Could you copy exactly the lines from the start of the records through the one containing "const myChart = echarts.init(document.getElementById('chart'))", both included, and leave out the pictures?
begin MATERIAL
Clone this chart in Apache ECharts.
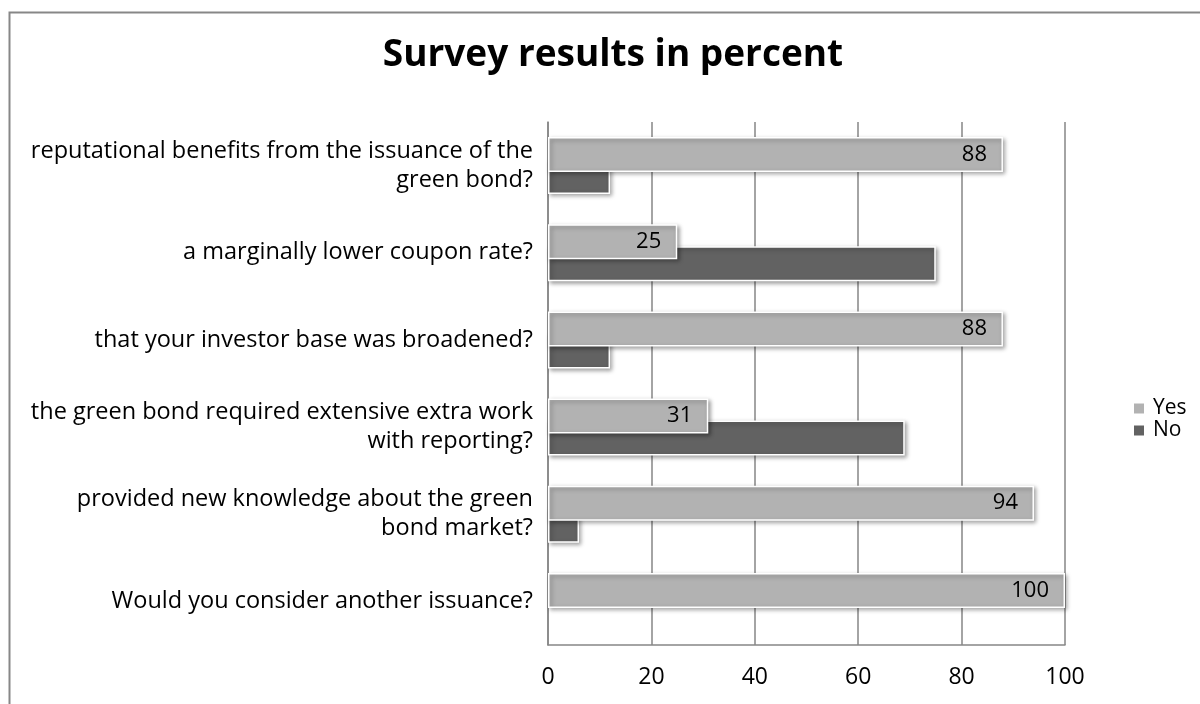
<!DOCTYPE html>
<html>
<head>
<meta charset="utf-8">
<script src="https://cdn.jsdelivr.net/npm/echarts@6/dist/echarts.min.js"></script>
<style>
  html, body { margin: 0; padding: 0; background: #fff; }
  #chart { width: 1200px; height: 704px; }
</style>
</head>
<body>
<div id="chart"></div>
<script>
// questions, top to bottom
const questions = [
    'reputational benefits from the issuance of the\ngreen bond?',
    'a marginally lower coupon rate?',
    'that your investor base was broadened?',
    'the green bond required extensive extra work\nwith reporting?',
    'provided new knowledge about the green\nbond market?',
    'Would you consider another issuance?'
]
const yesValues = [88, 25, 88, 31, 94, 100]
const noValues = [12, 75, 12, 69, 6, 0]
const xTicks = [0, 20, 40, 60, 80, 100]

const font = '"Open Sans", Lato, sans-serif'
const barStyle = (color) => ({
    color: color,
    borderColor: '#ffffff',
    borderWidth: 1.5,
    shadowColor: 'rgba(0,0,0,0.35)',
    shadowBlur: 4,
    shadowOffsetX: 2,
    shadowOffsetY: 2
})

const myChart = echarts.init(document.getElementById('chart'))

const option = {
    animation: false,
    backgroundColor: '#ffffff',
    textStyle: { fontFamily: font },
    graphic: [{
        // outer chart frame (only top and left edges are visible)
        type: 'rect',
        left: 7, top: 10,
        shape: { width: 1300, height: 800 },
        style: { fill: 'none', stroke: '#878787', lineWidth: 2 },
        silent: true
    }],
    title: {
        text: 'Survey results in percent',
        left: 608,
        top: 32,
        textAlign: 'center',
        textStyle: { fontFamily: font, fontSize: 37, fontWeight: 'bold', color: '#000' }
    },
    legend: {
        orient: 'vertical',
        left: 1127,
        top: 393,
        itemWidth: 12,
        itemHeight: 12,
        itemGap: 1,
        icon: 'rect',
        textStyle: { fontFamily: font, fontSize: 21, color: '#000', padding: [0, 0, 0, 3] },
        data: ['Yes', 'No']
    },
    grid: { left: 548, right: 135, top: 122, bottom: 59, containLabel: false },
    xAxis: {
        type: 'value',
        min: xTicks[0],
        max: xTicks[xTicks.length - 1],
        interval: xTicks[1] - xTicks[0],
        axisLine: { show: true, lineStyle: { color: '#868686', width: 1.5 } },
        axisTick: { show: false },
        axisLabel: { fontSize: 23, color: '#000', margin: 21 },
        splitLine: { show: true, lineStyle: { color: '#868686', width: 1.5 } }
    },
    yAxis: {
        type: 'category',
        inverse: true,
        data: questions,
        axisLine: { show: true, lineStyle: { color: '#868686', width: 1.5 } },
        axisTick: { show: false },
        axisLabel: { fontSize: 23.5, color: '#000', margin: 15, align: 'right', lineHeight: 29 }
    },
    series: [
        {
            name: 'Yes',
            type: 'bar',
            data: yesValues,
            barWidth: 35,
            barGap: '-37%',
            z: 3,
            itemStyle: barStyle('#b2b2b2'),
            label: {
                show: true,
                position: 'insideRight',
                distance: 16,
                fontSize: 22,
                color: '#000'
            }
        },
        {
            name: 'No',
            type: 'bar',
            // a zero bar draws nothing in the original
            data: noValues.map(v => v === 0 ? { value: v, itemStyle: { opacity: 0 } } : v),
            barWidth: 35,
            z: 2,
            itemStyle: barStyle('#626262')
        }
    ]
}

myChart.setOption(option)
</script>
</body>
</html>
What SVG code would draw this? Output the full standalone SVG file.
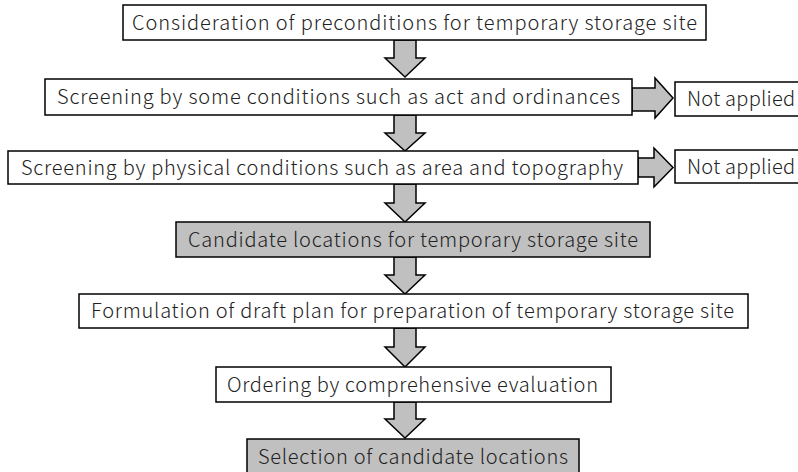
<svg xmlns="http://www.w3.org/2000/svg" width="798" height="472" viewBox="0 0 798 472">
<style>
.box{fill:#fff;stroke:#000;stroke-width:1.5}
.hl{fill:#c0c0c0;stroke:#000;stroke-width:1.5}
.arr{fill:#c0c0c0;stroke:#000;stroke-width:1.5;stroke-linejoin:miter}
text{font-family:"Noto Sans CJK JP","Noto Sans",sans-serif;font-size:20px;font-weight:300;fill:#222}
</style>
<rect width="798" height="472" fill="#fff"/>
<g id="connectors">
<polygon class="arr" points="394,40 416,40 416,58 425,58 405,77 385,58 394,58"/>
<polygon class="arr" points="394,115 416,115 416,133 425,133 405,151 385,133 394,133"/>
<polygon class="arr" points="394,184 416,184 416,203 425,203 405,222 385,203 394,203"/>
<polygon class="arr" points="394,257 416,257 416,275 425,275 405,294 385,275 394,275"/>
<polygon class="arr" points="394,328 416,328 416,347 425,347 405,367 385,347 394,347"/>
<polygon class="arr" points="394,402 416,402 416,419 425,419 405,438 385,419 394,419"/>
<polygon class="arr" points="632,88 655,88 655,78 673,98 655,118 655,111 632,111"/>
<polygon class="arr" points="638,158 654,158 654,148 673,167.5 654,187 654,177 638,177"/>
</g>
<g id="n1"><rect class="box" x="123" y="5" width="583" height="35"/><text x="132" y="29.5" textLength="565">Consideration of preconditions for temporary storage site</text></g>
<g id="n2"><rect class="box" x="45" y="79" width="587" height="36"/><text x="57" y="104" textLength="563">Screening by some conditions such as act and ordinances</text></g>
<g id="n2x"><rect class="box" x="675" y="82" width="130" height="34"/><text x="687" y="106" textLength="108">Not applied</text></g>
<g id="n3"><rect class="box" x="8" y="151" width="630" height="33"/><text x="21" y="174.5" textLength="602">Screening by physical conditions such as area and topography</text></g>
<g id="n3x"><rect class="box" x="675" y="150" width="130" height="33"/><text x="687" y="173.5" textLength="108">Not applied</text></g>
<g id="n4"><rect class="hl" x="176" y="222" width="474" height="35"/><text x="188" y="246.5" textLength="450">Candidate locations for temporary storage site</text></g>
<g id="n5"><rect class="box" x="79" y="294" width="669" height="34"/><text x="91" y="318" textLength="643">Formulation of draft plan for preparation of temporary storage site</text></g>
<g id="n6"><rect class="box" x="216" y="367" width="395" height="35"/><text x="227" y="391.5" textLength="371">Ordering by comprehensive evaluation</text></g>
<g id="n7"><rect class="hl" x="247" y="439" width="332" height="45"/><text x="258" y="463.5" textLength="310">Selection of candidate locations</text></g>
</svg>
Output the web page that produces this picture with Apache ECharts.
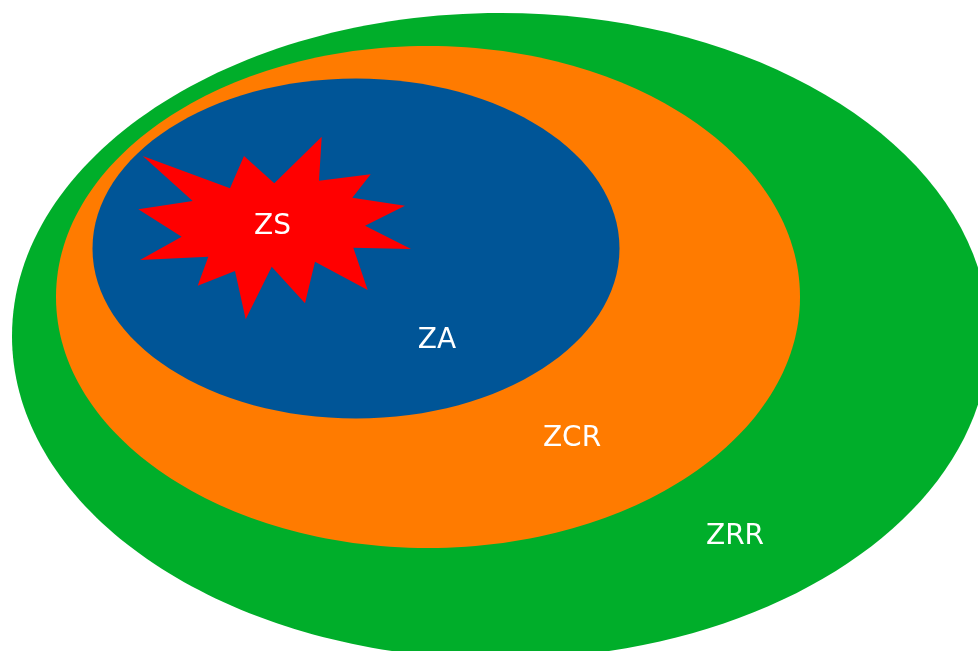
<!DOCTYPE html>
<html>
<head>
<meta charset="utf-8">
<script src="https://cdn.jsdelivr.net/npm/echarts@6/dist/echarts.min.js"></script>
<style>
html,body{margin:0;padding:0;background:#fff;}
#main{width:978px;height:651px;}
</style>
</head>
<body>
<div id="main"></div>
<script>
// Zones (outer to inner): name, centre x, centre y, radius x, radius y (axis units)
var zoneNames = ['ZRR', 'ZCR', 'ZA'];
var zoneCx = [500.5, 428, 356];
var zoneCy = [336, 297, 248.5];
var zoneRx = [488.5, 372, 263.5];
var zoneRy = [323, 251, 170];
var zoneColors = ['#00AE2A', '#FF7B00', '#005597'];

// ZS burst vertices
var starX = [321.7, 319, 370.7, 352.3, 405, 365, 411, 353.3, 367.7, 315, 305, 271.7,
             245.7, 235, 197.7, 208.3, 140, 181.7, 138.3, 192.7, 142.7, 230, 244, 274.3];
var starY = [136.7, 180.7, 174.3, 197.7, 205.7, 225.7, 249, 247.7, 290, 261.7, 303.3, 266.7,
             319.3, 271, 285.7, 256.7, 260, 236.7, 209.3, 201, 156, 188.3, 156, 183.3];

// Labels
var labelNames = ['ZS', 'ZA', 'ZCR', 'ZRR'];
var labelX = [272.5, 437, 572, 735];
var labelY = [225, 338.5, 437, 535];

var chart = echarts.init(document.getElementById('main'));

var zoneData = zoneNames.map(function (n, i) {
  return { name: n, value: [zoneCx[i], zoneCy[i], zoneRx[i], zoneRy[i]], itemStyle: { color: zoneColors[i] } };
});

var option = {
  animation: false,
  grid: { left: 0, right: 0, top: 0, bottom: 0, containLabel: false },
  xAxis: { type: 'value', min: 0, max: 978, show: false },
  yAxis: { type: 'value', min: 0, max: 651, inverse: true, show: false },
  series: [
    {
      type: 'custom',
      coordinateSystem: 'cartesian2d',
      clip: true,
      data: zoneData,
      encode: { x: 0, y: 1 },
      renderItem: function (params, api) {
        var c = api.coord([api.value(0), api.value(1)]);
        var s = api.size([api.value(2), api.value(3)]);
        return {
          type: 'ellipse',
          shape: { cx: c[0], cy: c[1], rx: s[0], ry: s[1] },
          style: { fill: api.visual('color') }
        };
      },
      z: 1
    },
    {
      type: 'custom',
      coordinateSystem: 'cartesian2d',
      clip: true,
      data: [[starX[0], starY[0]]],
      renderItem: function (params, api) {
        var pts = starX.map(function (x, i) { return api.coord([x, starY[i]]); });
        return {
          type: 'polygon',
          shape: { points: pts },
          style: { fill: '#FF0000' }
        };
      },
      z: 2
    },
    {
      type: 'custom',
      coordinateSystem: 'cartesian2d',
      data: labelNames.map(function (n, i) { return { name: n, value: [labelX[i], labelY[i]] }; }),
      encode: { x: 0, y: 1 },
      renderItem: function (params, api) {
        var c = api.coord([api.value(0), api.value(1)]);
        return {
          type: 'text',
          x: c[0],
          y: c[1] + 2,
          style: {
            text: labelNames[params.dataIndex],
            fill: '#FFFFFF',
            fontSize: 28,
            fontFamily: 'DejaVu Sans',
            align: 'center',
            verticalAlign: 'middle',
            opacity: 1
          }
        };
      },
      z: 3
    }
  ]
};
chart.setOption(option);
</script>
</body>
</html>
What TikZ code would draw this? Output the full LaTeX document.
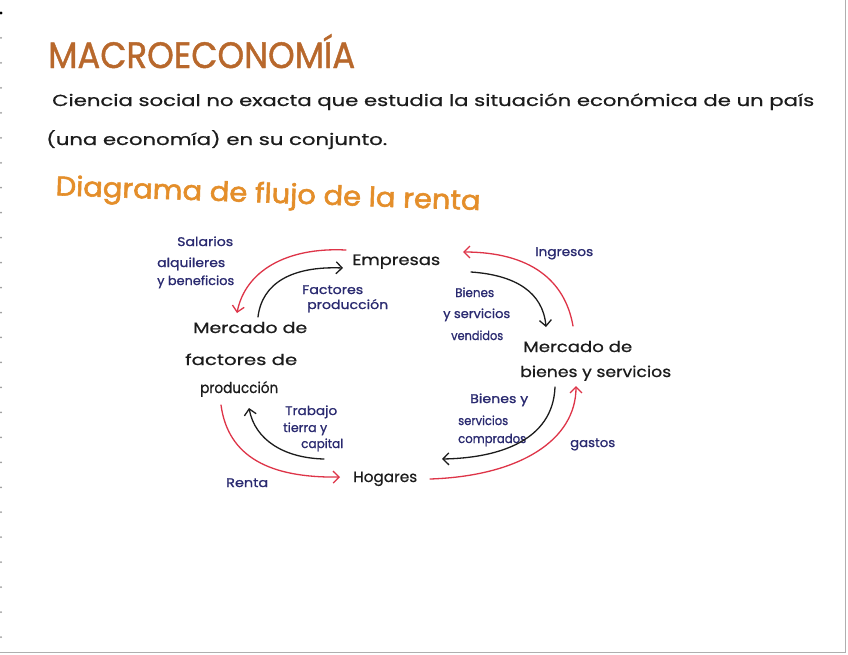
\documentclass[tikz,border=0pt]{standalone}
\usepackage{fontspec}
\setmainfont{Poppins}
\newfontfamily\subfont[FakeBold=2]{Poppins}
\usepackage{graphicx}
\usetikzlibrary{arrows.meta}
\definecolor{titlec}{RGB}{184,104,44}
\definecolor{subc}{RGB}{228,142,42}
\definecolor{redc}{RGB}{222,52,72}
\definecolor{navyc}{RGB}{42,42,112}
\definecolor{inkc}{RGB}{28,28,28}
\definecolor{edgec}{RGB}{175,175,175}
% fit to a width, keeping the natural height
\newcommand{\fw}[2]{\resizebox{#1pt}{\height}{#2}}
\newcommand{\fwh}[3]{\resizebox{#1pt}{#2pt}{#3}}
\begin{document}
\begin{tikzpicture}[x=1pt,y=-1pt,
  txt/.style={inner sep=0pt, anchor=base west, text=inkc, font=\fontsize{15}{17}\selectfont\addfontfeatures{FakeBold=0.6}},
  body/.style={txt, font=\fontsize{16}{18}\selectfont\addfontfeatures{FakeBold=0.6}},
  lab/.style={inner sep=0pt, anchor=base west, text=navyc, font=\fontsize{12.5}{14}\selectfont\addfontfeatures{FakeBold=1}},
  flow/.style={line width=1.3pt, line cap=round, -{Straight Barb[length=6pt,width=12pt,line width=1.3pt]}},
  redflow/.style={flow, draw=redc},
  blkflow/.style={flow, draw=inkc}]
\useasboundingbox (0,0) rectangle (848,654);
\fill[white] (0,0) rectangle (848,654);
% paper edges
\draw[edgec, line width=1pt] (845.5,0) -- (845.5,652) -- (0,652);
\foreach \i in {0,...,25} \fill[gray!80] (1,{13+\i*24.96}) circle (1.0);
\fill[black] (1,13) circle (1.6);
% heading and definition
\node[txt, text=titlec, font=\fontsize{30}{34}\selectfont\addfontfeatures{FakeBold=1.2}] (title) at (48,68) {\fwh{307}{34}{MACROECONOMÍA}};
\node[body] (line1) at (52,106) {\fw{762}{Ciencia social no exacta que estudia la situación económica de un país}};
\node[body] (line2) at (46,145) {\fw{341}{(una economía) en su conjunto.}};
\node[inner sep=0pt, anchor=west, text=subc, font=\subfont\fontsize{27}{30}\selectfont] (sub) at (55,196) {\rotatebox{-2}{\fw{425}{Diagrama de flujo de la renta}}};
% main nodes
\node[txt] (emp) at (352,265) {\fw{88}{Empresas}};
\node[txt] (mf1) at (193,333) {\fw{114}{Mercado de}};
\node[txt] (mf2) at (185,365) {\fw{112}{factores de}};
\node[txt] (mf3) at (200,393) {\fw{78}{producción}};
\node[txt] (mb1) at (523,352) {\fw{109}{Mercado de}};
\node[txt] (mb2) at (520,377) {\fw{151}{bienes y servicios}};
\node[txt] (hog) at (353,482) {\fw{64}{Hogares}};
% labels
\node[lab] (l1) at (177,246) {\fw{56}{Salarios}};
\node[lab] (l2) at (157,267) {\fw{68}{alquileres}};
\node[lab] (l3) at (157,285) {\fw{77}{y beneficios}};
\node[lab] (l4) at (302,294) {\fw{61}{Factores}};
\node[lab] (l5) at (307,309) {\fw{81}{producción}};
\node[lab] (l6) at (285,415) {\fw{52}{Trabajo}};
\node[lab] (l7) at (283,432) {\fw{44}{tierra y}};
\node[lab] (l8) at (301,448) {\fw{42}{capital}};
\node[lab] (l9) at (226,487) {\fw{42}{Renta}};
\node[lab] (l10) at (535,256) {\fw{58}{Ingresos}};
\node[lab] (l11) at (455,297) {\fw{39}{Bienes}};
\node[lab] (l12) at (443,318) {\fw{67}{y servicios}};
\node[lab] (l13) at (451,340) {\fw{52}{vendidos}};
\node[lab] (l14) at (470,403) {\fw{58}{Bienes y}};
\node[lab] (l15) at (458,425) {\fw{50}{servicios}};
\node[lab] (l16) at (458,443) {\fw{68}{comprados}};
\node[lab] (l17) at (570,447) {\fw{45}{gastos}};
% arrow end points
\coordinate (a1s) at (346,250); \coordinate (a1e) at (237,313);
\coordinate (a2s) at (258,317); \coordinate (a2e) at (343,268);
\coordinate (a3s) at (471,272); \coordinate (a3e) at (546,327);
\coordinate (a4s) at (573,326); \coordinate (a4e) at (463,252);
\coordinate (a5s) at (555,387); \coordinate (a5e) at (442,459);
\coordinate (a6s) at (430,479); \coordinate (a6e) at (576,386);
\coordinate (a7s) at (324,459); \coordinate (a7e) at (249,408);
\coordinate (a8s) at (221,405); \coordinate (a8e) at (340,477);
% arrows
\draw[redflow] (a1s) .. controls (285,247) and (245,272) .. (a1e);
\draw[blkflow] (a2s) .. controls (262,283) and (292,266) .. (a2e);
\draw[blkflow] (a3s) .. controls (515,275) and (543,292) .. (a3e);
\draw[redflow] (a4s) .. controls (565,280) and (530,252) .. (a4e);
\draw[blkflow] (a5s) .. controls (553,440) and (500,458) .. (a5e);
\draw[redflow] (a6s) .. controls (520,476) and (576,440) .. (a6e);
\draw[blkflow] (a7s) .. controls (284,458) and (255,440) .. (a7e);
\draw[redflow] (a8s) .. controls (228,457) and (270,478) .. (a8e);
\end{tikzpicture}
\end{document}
end MATERIAL
## PROBLEM SOLUTION
Clone this chart in Apache ECharts.
<!DOCTYPE html>
<html>
<head>
<meta charset="utf-8">
<script src="https://cdn.jsdelivr.net/npm/echarts@6/dist/echarts.min.js"></script>
<style>
  html, body { margin: 0; padding: 0; background: #fff; }
  #chart { width: 1200px; height: 704px; }
</style>
</head>
<body>
<div id="chart"></div>
<script>
// questions, top to bottom
const questions = [
    'reputational benefits from the issuance of the\ngreen bond?',
    'a marginally lower coupon rate?',
    'that your investor base was broadened?',
    'the green bond required extensive extra work\nwith reporting?',
    'provided new knowledge about the green\nbond market?',
    'Would you consider another issuance?'
]
const yesValues = [88, 25, 88, 31, 94, 100]
const noValues = [12, 75, 12, 69, 6, 0]
const xTicks = [0, 20, 40, 60, 80, 100]

const font = '"Open Sans", Lato, sans-serif'
const barStyle = (color) => ({
    color: color,
    borderColor: '#ffffff',
    borderWidth: 1.5,
    shadowColor: 'rgba(0,0,0,0.35)',
    shadowBlur: 4,
    shadowOffsetX: 2,
    shadowOffsetY: 2
})

const myChart = echarts.init(document.getElementById('chart'))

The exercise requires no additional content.